Baldwin has no doubt she was saved by, “The citizens of Trinidad and Tobago.” She recounted on FB in an October 21, 2018 post that the, “One small boat could not make it through the rough current and had to turn away when they got close, another one took on water when we had the children in it and we had to throw out water from the boat and try again. On the third attempt, a wonderful man and his friends who saw my plea on Facebook rescued us: Simeon Santoo, Brandon Thomas and Dave Mahadeo. I want to thank you all so much for even walking with supplies for my low blood sugar, assisting me into the boat and going as far to check on me today (Sunday) because my state yesterday (Saturday) had them worried. YOU ARE ALL HEROES! This experience despite being terrifying also is an eye opener on how as a country, we can help each other!”
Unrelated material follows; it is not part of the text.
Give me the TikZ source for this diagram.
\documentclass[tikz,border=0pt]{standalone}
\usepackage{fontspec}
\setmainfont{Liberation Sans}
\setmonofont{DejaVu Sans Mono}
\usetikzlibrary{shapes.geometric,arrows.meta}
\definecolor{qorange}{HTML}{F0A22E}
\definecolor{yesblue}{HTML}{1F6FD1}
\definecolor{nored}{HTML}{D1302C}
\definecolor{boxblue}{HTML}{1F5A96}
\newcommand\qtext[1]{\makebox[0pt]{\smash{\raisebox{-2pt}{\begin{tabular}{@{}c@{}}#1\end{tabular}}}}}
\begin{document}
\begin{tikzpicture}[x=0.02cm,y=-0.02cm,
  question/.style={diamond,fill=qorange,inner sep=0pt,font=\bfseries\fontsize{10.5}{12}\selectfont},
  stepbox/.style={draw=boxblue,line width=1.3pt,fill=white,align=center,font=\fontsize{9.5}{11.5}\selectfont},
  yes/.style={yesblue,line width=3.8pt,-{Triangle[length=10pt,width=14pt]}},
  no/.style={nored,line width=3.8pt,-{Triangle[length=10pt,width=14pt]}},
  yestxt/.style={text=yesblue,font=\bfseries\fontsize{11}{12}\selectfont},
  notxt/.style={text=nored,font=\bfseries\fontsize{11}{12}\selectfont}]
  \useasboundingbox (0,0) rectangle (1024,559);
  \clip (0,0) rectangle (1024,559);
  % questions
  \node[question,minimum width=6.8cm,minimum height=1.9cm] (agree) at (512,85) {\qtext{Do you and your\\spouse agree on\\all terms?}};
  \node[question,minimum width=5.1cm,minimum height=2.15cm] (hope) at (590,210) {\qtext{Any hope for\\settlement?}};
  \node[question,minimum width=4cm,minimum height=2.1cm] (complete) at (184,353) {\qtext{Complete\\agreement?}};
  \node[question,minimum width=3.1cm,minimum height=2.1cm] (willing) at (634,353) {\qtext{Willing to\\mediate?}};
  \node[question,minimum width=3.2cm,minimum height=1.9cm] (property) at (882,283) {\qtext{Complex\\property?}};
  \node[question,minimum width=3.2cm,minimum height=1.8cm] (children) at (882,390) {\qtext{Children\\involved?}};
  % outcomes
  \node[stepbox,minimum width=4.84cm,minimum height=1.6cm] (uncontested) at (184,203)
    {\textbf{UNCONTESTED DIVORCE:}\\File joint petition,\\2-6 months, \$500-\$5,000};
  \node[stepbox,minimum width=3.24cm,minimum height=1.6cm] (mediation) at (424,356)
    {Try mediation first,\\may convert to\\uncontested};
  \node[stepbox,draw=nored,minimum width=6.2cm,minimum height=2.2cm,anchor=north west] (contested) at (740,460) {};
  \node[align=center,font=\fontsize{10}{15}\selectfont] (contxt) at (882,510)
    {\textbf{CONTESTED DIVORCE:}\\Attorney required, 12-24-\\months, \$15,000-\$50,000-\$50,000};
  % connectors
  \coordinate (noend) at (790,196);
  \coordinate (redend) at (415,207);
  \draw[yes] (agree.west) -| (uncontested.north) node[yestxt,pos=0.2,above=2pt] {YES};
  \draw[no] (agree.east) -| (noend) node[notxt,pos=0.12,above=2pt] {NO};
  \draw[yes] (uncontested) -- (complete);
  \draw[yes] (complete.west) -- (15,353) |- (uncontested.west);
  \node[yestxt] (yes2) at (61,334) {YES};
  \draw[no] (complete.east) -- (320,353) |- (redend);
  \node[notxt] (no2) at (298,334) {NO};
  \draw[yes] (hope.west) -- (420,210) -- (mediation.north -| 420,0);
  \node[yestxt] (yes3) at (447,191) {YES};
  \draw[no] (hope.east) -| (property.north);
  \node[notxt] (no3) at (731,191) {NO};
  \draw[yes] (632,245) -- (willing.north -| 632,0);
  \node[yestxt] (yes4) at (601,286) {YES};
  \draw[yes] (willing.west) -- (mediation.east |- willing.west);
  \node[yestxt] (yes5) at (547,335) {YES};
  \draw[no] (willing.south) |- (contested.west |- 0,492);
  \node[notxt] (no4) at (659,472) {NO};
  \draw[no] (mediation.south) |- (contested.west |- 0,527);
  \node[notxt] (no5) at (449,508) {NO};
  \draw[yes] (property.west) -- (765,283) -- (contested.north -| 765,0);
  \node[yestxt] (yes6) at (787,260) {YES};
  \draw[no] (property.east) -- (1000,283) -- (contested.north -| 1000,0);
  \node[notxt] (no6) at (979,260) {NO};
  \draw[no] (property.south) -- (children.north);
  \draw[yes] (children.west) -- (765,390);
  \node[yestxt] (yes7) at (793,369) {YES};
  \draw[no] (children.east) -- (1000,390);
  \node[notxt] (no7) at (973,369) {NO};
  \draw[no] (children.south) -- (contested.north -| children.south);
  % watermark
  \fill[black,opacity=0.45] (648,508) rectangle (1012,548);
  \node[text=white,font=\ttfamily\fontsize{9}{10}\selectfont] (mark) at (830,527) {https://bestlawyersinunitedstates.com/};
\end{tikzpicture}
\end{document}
Her harshest words were directed at the National Security Minister, for his public statements that her plight was politically staged. “The saddest and most disheartening part of this entire ordeal is how grossly negligent, irresponsible and defamatory Minister Stuart Young was with his statements about my plea not being real.” At one point the Minister flew over the stranded group in a helicopter. “We did see the helicopter and tried waving for help but please tell me, Minister, does your helicopter have x-ray vision? Was I supposed to jump out and swim hoping you’d see my flailing arms? Tote 4 kids on my head as a totem pole and poke the helicopter?” Baldwin snapped. The obvious gaping

disconnect between the administration and the public was not lost on her. “He clearly does not care but you know what? The citizens of Trinidad and Tobago did, and I thank each and every one of you for your support!” she stated. However, she worries, “Imagine if people believed his irresponsible and negligent statement and did not continue to help us! I am scared to even think about what could have happened!”
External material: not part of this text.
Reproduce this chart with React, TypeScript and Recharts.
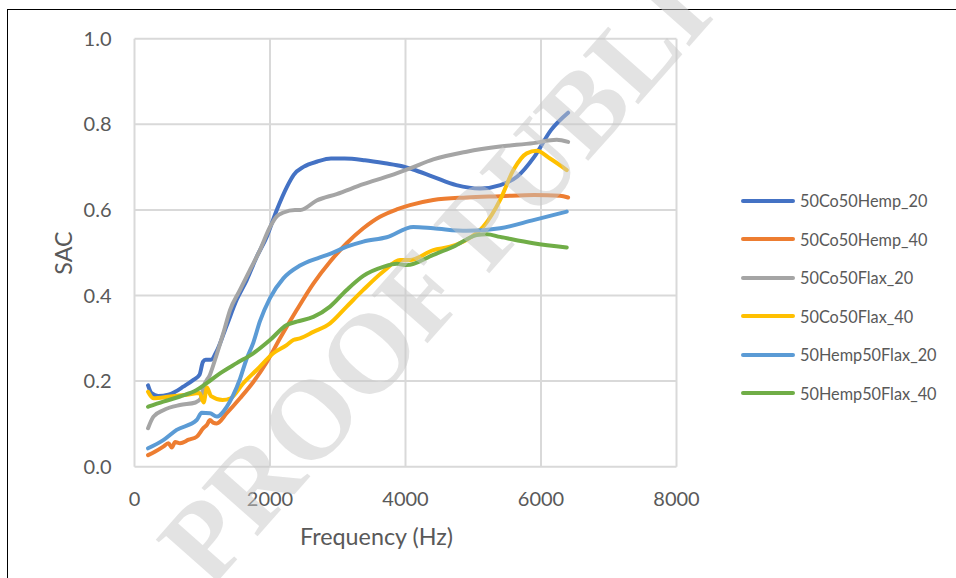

Critics slammed Young and the Government for their lack of compassion in ordering all Trinis back to work on Monday. In several parts of the island, low-lying communities were particularly hard hit, and some cut off for days in the continual rainfall caused by the recurring convergence of a tropical wave and the usual Inter-Tropical Convergence Zone (ITCZ), the key weather system near the equator where the northeast and southeast trade winds or doldrums converge in a low-pressure zone that contributes to global air and water circulation.

With water reaching the ceilings of houses, leaving behind an ugly mud strewn mess, destroying the contents and the dreams of those who lived there, victims are understandably traumatised at having lost in hours all that they worked for in a hard lifetime. These are distressing scenes that have become all too common with each big storm, as the affected lug their drenched dogs, stunned children and small garbage bags, wading through waist high dirty waters to face the unknown, suddenly bereft of cars, homes and the objects that define us.
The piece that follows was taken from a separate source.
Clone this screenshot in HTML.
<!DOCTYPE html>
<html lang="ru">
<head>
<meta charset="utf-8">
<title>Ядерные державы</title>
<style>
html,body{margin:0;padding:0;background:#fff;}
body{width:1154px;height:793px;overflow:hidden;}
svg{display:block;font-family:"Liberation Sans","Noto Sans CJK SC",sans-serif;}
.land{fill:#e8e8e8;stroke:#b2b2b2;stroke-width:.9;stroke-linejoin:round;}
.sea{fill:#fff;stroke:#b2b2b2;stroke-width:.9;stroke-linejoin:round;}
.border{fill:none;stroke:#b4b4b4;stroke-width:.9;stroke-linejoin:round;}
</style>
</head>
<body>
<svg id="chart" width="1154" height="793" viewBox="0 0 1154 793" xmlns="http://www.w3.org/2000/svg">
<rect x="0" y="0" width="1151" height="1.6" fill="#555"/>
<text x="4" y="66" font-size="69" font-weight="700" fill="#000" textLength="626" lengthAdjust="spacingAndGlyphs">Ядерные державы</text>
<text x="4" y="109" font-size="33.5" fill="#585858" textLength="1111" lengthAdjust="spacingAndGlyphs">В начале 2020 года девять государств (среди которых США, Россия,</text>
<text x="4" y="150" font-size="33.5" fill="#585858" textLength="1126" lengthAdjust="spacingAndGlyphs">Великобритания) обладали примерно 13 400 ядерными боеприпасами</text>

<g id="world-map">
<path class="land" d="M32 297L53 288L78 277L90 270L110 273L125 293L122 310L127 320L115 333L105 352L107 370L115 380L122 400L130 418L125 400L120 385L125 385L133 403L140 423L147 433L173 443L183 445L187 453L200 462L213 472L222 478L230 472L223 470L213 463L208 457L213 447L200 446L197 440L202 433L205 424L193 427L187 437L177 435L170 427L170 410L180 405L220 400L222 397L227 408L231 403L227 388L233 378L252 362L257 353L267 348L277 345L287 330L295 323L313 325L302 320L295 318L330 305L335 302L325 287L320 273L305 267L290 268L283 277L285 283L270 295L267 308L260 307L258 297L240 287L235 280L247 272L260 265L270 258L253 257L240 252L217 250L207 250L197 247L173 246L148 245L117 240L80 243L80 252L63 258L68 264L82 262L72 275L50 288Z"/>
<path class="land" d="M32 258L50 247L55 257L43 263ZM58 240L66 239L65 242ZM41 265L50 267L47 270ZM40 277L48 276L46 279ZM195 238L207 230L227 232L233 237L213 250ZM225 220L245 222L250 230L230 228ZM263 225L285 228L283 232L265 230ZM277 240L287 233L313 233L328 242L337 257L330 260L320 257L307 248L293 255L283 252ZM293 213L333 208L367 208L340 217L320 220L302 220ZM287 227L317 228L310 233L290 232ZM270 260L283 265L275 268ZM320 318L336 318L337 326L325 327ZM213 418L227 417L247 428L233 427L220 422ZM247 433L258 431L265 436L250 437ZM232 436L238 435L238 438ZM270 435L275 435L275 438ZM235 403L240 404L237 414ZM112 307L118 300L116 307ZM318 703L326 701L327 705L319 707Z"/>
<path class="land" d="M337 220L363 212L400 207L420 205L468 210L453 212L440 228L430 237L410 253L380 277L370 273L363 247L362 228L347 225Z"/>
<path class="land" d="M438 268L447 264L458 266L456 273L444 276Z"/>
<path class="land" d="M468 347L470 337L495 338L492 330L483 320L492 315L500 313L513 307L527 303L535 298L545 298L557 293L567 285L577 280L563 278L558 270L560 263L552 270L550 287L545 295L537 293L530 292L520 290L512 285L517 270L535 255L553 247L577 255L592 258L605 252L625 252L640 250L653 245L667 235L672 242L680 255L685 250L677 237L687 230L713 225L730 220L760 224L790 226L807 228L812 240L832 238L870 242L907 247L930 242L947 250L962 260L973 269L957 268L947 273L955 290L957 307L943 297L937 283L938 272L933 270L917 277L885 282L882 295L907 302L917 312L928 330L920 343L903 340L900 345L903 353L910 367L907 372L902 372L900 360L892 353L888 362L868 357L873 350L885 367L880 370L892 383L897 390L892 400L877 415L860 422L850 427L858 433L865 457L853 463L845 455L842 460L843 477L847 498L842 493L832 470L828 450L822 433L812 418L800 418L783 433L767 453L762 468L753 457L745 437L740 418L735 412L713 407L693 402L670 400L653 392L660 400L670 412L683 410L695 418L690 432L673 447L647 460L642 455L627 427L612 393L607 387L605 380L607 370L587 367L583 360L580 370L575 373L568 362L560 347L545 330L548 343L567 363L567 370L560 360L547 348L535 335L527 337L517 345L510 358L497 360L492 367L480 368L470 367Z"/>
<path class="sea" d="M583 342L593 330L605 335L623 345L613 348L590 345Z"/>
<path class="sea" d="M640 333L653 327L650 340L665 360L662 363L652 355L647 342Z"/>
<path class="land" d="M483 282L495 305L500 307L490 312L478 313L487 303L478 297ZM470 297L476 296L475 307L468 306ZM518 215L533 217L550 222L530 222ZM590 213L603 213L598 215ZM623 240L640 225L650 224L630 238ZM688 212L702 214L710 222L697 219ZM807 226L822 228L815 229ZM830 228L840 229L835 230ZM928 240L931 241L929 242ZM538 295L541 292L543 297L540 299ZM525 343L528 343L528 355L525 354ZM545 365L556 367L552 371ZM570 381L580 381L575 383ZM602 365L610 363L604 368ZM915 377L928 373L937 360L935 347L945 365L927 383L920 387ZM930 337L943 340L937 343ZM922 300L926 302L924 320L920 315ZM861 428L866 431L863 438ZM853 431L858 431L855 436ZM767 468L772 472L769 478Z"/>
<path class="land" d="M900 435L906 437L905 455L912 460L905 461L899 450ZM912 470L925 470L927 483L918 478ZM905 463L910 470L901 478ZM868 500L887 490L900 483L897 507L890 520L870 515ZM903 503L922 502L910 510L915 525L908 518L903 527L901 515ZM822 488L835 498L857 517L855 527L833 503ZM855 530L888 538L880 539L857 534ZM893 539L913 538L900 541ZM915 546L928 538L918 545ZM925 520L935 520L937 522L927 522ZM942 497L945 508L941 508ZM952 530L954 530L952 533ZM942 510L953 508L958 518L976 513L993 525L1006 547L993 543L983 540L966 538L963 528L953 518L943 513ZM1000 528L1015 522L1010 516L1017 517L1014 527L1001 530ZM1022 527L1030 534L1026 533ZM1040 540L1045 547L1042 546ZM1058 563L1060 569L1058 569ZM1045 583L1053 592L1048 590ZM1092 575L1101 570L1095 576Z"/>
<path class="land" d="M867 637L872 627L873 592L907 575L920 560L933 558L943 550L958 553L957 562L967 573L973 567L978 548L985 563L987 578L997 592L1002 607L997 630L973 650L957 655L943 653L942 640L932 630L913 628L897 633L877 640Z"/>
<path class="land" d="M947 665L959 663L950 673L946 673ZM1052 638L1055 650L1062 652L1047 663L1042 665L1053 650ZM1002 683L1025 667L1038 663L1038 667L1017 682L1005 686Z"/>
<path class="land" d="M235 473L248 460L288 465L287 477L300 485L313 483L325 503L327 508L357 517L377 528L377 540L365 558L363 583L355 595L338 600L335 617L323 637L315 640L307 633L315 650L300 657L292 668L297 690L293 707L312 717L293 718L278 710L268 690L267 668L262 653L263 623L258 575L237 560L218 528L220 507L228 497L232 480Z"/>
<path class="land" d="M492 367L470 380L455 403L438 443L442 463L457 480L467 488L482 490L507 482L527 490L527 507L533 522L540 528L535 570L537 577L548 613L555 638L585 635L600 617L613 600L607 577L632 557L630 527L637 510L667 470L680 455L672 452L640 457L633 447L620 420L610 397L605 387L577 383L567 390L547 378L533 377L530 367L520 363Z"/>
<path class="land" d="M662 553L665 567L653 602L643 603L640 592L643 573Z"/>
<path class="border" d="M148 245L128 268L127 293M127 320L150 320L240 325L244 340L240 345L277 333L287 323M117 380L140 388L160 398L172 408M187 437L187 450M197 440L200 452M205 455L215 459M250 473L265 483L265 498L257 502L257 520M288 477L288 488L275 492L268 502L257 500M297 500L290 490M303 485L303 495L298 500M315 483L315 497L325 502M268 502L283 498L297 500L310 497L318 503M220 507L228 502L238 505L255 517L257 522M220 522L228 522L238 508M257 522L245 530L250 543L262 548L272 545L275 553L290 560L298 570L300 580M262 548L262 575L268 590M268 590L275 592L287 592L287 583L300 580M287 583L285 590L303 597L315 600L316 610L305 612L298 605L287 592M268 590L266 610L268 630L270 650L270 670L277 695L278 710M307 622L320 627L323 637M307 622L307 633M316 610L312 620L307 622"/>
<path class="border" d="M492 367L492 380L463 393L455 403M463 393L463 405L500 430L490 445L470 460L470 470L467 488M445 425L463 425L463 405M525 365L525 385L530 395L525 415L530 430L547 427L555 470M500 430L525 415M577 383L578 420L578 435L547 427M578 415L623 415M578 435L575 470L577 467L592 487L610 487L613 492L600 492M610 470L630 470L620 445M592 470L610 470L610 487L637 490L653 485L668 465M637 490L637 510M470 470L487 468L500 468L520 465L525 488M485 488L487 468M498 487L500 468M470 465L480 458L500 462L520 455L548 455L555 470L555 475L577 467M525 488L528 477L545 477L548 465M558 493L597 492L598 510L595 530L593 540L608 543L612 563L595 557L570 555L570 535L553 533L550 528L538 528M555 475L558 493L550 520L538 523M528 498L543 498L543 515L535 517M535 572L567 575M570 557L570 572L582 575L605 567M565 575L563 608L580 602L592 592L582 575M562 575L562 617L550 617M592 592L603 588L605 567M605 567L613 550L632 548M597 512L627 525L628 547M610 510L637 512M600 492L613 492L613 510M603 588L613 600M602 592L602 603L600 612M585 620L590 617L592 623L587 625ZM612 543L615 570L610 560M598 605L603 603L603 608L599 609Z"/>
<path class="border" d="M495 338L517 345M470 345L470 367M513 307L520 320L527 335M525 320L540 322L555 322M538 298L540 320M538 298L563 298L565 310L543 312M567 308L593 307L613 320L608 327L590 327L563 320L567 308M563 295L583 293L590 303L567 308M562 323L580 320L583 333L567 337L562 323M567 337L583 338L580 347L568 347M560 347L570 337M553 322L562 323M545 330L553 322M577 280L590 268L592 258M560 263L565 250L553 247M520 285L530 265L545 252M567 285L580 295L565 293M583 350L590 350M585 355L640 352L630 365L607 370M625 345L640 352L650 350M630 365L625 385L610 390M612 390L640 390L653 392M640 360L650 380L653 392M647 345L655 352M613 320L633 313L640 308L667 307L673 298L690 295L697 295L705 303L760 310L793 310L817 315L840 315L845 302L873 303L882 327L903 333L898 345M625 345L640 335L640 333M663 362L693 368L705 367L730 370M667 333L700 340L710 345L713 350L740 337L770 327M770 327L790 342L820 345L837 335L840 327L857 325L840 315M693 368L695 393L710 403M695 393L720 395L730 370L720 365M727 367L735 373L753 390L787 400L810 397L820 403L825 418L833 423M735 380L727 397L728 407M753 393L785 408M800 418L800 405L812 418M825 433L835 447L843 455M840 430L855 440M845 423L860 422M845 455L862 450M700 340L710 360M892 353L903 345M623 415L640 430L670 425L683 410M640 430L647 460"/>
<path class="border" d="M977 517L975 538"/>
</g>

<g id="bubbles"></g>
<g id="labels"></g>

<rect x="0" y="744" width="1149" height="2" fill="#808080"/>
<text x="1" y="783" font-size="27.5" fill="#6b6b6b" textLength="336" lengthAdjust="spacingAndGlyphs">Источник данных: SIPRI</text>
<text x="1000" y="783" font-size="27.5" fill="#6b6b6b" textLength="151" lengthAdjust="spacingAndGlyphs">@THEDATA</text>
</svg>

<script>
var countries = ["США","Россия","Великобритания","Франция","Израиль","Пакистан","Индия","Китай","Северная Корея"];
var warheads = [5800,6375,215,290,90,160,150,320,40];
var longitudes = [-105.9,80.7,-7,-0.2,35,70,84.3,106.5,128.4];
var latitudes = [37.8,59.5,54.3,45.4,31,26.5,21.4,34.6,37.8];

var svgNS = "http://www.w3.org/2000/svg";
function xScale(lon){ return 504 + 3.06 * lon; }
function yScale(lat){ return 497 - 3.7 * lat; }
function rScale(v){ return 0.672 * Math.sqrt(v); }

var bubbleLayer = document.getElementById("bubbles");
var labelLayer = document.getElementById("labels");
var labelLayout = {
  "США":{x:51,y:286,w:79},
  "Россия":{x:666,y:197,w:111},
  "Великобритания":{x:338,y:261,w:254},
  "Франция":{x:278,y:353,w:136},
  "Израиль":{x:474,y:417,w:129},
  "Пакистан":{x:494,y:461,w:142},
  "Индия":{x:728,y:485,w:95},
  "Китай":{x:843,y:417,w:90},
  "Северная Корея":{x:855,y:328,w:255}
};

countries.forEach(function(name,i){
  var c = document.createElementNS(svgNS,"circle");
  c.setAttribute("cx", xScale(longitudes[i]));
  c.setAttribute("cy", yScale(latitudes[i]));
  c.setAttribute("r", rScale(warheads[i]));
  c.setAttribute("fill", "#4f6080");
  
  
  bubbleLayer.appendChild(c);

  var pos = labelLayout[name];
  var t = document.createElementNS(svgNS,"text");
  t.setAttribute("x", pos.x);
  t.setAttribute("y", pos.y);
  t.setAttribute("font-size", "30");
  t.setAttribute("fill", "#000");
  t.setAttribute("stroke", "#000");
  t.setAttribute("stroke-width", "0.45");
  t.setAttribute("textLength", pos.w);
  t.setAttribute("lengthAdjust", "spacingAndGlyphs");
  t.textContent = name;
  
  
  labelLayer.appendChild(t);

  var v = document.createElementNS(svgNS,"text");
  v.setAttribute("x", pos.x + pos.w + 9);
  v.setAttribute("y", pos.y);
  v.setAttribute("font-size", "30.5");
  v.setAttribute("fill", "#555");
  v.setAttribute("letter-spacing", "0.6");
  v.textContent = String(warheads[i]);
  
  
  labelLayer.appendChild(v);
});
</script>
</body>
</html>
One woman pointed out there was “not a Councillor in sight… no Army…no Fire (Officers)…no Police… no MP… no ODPM… nothing in Ramlal Trace, Warren. (Cunupia, Central Trinidad). The neighbours came together to rescue those trapped…the ordinary good citizens were cooking (and) sharing food (and) water. Not a single piece of rescue equipment was there from the protective services.”

Two tremors reminded us on Monday, that Trinidad and Tobago like much of the Eastern Caribbean rests uneasily in a seismically active region, even as the damaging floods have left alarming questions and growing concern about how well equipped the nation is, to cope with a real disaster such as a category four hurricane or a major earthquake. Possibly facing the greatest development challenge of increasing weather extremes certain with climate change, countries like Guyana also have to draw hope from the heartwarming images of ordinary Trinis doing extraordinary things, and to continue believing that calamities can bring out the best in us as well.  

ID agrees with the commentator who argued “we have to lookout for each other” and “the graves don’t care if you belong to either (major political) party.”